Después de hablarles, ascendió al cielo y se sentó a la derecha de Dios.
Para los Evangelios, la Ascensión, junto con la Resurrección y Pentecostés, es uno de los aspectos de la glorificación de Jesús, ya que todo tiene lugar el mismo día de la Resurrección. Es el libro de los Hechos de los Apóstoles el que proporciona a esta realidad sobrenatural, las dimensiones naturales de espacio y tiempo. Nos dice, como hemos escuchado en la primera lectura, que cuarenta días después de la Resurrección, Jesús se elevó en su presencia y una nube se lo quitó de la vista (Hechos 1, 9).

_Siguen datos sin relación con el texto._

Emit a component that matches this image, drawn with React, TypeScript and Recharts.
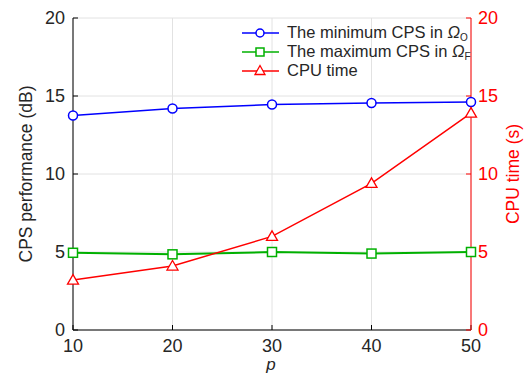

Hoy celebramos la plenitud de la Vida; celebramos a Jesús, libre de las limitaciones del tiempo y del espacio. Su humanidad ha alcanzado su plenitud. La Ascensión no es una despedida, porque Él está siempre con nosotros, hasta el fin del mundo (Mt 28, 20). Siempre presente, aunque no para los sentidos. Inspirados por el Espíritu, mientras contemplamos al Resucitado ascendido al cielo, pedimos al Padre, con las palabras de san Pablo de la segunda lectura, que ilumine los ojos de la mente para apreciar la esperanza a la que os llama, la espléndida riqueza de la herencia que promete a los consagrados y la grandeza extraordinaria de su poder a favor de nosotros los creyentes (Ef 1, 18). No hemos sido creados para hundirnos, arrastrados por la ley de la gravedad; hemos sido creados para elevarnos, levantados por quien nos ha salvado con su muerte y Resurrección.
Galileos, ¿qué hacéis ahí plantados mirando al cielo?

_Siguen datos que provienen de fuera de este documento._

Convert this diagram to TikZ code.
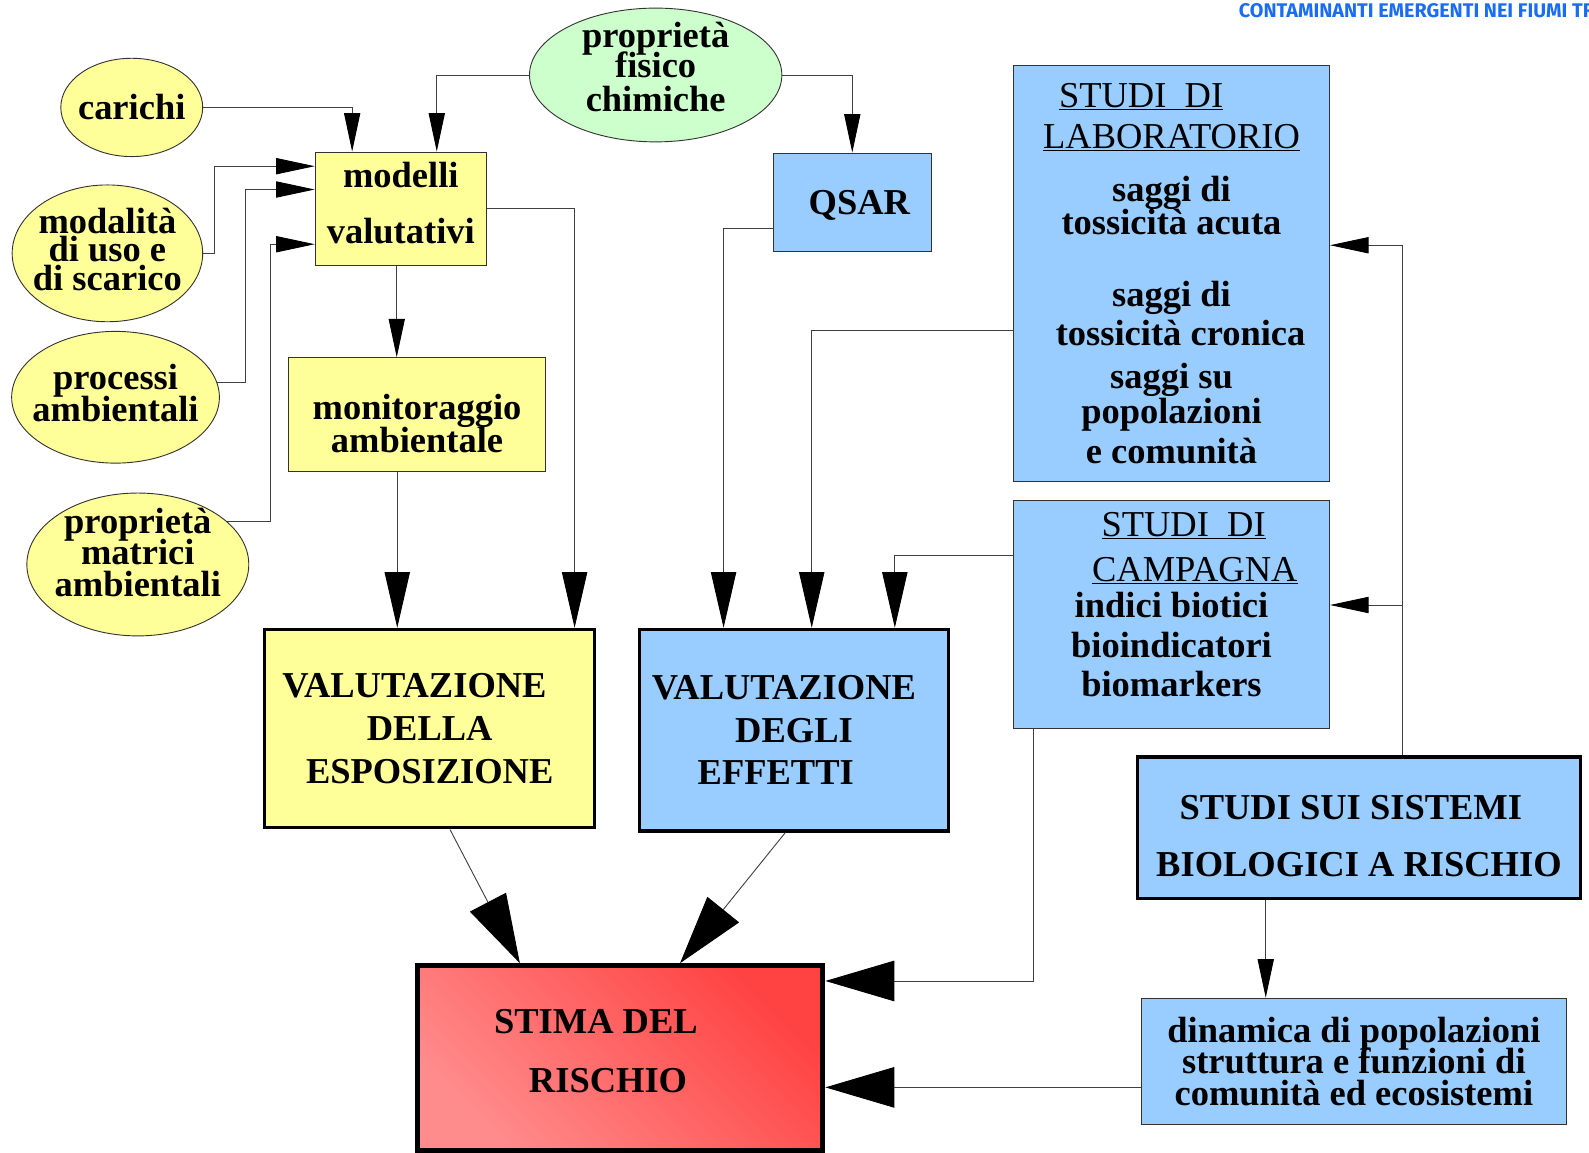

María Magdalena, que habría preferido quedarse con su querido Jesús, escucha esta orden: Suéltame…Vete a mis hermanos (Jn 20, 17). El grupo de discípulos, que habría preferido quedarse mirando al cielo, escucha la misma orden: ¿qué hacéis ahí plantados?
Esta fiesta de la Ascensión nos invita a vivir en el cielo; el cielo que está aquí abajo, donde está Él. Esta fiesta de la Ascensión nos invita a emprender la misión encomendada a todos nosotros: la de hacer de esta tierra un cielo, yendo por la vida, como Él, haciendo el bien.